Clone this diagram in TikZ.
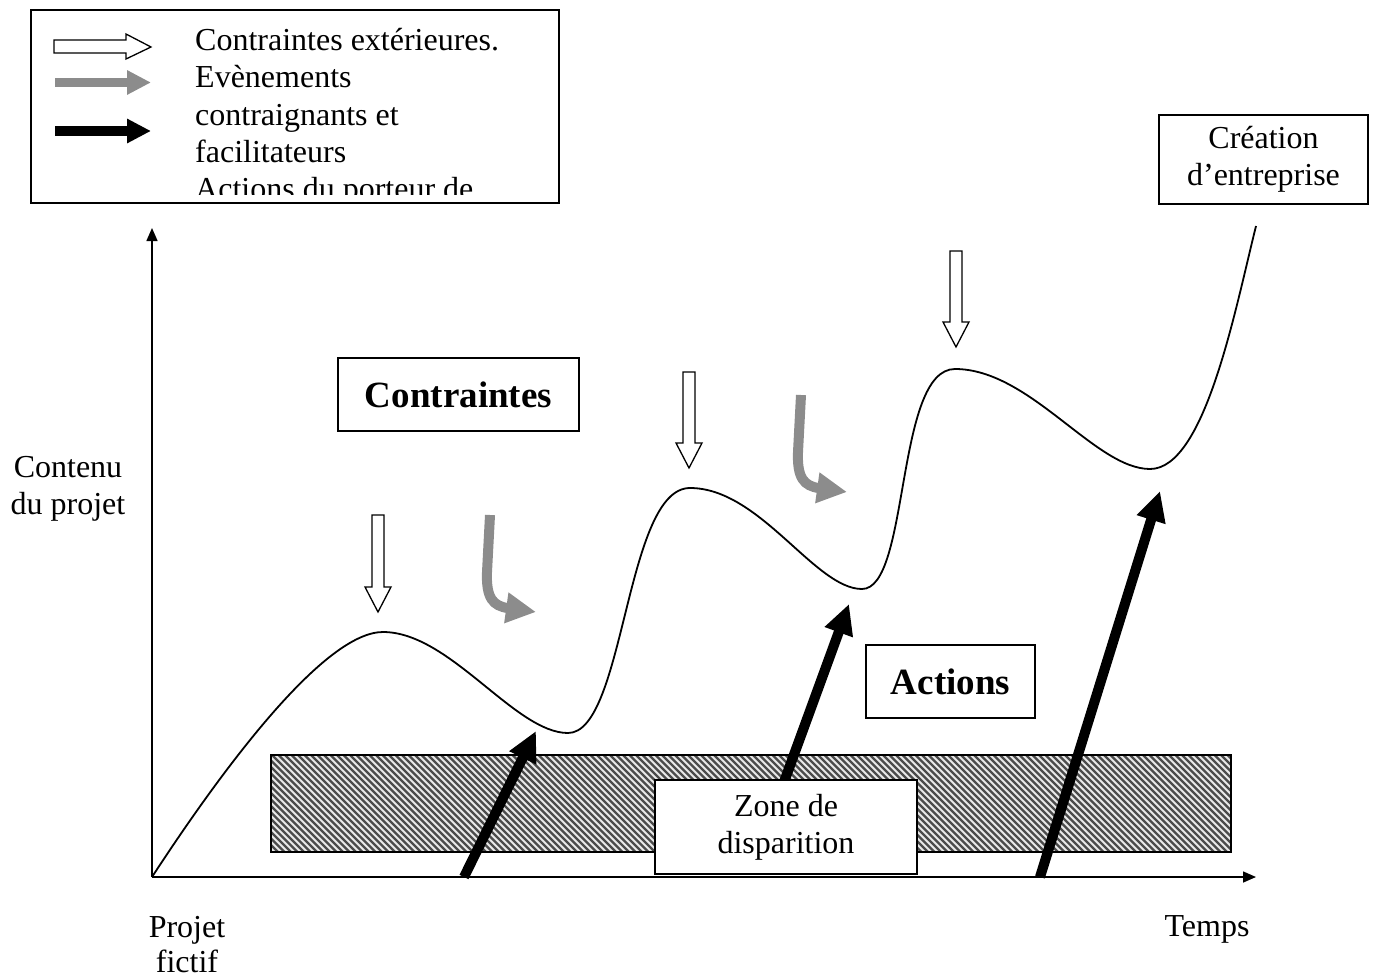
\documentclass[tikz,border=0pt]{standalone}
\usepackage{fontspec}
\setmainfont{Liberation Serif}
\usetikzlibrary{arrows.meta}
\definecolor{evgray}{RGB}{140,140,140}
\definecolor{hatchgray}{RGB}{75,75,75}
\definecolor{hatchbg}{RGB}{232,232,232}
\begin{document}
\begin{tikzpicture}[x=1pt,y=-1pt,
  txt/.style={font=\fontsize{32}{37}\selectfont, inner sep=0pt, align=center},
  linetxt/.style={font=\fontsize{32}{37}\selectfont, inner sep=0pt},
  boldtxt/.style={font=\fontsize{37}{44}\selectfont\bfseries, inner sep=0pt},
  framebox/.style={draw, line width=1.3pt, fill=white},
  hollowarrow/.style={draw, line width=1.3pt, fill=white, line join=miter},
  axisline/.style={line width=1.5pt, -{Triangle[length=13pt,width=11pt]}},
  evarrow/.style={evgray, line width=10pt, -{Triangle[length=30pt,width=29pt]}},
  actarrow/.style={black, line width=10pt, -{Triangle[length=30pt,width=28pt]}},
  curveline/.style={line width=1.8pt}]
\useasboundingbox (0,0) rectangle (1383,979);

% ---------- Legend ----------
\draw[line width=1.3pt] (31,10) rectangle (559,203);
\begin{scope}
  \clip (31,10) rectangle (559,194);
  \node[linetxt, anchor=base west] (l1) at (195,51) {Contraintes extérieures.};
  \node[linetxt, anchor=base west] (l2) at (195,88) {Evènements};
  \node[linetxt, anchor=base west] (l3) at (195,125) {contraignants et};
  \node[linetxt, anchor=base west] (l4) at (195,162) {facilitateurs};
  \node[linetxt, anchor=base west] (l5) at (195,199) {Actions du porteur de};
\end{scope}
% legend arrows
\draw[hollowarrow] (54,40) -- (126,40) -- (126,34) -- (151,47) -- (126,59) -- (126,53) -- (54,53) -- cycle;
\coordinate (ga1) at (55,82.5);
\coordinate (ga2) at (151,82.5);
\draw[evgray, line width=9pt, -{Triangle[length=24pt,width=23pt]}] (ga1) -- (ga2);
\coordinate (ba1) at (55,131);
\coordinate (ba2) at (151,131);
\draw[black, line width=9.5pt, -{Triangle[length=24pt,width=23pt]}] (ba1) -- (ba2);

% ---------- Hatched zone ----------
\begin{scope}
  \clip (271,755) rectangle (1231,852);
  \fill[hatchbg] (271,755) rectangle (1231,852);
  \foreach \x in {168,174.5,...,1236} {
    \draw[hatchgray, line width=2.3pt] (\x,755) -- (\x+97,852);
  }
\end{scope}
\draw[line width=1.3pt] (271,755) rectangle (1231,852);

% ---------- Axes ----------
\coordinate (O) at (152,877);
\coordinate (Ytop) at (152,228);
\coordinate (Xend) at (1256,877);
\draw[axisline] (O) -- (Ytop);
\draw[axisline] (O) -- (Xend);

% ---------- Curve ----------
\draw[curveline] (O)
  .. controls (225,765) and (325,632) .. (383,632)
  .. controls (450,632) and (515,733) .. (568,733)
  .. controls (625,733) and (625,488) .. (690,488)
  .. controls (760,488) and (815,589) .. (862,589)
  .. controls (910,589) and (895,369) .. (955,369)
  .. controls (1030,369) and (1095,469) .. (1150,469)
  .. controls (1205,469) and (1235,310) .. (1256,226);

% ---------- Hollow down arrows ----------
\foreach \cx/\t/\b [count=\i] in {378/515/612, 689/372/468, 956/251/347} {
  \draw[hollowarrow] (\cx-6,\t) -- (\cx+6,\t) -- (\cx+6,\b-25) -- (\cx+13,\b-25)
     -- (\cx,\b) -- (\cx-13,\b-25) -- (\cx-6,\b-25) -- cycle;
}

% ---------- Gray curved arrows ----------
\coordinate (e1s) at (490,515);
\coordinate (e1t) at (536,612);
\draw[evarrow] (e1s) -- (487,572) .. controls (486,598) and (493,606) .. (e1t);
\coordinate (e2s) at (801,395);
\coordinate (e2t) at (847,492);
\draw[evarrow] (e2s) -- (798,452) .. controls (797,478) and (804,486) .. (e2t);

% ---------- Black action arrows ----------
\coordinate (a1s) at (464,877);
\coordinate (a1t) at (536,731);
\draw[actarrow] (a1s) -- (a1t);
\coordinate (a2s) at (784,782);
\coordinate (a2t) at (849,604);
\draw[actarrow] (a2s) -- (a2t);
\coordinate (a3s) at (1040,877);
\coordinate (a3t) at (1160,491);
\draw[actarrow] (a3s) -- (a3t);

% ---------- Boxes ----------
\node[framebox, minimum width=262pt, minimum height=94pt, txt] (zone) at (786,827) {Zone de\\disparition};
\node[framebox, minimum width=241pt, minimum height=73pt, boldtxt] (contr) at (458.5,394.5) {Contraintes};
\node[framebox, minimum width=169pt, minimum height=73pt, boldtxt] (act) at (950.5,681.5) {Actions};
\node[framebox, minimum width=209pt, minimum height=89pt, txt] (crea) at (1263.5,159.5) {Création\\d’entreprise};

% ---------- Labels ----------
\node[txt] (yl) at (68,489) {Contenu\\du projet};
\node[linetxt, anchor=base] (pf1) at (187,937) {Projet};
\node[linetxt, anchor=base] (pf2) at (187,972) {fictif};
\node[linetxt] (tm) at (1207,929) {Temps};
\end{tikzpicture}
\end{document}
******
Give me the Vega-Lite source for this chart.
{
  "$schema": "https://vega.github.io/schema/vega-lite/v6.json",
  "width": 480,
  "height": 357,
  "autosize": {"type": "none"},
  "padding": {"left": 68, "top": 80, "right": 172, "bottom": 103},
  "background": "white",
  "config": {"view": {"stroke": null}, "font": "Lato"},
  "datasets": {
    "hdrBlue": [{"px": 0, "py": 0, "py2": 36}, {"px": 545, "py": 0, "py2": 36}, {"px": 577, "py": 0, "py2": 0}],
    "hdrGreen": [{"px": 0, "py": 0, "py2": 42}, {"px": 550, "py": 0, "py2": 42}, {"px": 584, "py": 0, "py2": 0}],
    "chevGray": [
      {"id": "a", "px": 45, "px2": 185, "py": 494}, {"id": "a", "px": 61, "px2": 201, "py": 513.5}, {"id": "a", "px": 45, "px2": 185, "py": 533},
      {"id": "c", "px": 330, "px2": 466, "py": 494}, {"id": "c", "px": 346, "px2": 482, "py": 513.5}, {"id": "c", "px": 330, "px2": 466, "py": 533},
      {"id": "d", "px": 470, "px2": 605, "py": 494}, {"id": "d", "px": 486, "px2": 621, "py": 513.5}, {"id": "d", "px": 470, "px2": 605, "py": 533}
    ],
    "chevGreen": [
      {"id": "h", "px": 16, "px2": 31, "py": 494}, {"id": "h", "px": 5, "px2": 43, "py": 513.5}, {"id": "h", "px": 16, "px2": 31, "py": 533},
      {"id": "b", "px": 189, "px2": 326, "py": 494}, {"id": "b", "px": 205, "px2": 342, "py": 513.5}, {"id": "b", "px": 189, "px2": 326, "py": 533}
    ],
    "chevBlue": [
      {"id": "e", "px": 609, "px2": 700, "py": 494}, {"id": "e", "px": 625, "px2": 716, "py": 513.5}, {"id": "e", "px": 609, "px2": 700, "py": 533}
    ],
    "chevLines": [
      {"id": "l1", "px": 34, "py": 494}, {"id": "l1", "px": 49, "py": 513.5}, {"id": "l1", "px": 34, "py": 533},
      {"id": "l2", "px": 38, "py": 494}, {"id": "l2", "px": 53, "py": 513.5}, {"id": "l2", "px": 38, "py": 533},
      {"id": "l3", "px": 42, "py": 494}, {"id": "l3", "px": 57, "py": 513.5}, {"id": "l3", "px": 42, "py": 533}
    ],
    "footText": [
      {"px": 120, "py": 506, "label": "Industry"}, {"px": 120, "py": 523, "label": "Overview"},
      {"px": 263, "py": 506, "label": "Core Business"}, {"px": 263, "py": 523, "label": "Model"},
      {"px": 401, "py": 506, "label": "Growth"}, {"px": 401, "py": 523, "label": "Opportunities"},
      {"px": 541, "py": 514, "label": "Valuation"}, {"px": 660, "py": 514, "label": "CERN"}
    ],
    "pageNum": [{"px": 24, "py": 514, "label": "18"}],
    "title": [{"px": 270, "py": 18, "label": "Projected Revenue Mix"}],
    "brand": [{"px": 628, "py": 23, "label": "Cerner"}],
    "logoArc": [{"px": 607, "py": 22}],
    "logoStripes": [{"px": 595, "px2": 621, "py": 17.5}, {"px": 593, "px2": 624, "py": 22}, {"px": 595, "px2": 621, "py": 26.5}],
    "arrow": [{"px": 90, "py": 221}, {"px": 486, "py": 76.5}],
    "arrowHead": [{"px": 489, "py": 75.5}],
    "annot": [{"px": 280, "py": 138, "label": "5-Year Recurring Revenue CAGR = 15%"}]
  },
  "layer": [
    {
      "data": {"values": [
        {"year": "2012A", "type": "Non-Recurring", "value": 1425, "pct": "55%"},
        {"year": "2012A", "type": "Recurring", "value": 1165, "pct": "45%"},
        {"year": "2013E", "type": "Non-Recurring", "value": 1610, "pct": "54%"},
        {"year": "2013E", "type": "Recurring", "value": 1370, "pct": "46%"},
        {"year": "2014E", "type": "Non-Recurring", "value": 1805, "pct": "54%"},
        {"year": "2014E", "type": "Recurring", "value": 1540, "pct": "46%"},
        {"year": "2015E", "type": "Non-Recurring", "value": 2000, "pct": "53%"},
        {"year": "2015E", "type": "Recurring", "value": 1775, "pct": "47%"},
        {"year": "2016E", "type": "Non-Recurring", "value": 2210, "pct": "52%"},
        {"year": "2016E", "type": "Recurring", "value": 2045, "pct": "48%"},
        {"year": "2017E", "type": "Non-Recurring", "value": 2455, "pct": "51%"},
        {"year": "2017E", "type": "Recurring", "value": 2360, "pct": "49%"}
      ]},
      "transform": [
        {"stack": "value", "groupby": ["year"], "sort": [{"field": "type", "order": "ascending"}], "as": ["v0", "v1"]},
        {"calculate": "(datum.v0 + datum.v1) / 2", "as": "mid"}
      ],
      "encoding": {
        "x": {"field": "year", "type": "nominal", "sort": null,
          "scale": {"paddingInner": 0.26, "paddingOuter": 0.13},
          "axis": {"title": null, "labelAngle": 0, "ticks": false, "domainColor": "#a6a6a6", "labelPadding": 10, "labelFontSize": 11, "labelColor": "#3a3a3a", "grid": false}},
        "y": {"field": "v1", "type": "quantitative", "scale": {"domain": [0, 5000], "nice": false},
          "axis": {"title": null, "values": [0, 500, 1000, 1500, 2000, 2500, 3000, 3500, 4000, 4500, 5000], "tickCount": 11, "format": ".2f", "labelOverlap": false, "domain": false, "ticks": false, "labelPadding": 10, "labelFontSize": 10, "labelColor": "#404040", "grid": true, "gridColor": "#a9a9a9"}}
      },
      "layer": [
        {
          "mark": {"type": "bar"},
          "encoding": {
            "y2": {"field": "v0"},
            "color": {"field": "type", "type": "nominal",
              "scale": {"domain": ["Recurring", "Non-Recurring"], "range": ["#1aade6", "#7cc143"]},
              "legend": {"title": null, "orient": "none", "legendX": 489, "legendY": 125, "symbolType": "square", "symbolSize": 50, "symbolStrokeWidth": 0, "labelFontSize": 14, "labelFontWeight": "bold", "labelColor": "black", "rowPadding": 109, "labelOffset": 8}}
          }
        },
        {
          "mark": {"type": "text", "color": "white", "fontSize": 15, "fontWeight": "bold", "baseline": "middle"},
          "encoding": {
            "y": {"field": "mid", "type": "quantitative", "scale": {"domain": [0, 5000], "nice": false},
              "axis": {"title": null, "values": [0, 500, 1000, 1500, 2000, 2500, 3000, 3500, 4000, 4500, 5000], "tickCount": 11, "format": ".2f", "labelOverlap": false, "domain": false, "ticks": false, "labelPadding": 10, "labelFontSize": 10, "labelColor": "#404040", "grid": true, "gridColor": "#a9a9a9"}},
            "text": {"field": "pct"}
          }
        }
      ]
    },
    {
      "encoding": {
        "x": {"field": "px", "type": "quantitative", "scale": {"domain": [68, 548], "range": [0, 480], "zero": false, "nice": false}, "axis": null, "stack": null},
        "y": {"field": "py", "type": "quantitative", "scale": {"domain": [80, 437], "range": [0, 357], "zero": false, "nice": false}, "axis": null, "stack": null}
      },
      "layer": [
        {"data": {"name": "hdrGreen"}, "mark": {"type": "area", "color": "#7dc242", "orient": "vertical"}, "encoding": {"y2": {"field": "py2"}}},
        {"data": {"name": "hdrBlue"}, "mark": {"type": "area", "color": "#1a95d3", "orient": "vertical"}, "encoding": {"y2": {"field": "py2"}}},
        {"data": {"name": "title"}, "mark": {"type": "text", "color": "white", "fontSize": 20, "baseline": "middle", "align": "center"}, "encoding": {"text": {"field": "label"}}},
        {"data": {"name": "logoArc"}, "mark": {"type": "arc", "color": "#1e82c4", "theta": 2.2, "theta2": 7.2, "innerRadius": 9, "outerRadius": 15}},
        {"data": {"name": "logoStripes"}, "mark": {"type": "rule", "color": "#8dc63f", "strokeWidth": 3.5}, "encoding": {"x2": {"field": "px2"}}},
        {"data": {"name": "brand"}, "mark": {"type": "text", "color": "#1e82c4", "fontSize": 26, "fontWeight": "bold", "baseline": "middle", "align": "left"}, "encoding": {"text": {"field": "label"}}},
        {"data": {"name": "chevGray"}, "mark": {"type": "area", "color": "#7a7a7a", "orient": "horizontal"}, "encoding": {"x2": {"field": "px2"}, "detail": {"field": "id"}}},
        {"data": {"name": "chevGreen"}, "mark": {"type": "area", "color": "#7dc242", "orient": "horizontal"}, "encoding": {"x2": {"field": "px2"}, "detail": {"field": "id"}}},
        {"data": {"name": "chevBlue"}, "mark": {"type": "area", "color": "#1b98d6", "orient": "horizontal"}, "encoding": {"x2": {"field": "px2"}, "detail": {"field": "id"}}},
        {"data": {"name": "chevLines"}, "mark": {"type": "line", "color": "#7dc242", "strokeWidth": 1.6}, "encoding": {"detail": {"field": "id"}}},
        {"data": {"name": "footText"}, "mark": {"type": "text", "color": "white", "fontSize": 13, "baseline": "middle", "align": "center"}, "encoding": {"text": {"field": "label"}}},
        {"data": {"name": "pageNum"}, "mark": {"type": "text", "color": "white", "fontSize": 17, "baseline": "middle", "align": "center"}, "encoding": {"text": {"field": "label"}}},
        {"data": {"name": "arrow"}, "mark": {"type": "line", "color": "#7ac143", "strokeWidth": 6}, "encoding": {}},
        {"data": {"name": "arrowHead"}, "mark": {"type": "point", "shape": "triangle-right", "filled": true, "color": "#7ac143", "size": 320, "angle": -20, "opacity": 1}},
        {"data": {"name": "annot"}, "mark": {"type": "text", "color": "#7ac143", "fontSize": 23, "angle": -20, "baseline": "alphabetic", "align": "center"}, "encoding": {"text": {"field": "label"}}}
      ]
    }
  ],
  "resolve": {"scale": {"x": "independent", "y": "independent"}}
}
******
> [Task brief]:
Copy the part that starts at the line with "Clone this diagram in TikZ." and finishes at the line with "(0,0) rectangle (1383,979);", both included, and nothing more. Pictures are left out.

> [Reply to the task]:
Clone this diagram in TikZ.
\documentclass[tikz,border=0pt]{standalone}
\usepackage{fontspec}
\setmainfont{Liberation Serif}
\usetikzlibrary{arrows.meta}
\definecolor{evgray}{RGB}{140,140,140}
\definecolor{hatchgray}{RGB}{75,75,75}
\definecolor{hatchbg}{RGB}{232,232,232}
\begin{document}
\begin{tikzpicture}[x=1pt,y=-1pt,
  txt/.style={font=\fontsize{32}{37}\selectfont, inner sep=0pt, align=center},
  linetxt/.style={font=\fontsize{32}{37}\selectfont, inner sep=0pt},
  boldtxt/.style={font=\fontsize{37}{44}\selectfont\bfseries, inner sep=0pt},
  framebox/.style={draw, line width=1.3pt, fill=white},
  hollowarrow/.style={draw, line width=1.3pt, fill=white, line join=miter},
  axisline/.style={line width=1.5pt, -{Triangle[length=13pt,width=11pt]}},
  evarrow/.style={evgray, line width=10pt, -{Triangle[length=30pt,width=29pt]}},
  actarrow/.style={black, line width=10pt, -{Triangle[length=30pt,width=28pt]}},
  curveline/.style={line width=1.8pt}]
\useasboundingbox (0,0) rectangle (1383,979);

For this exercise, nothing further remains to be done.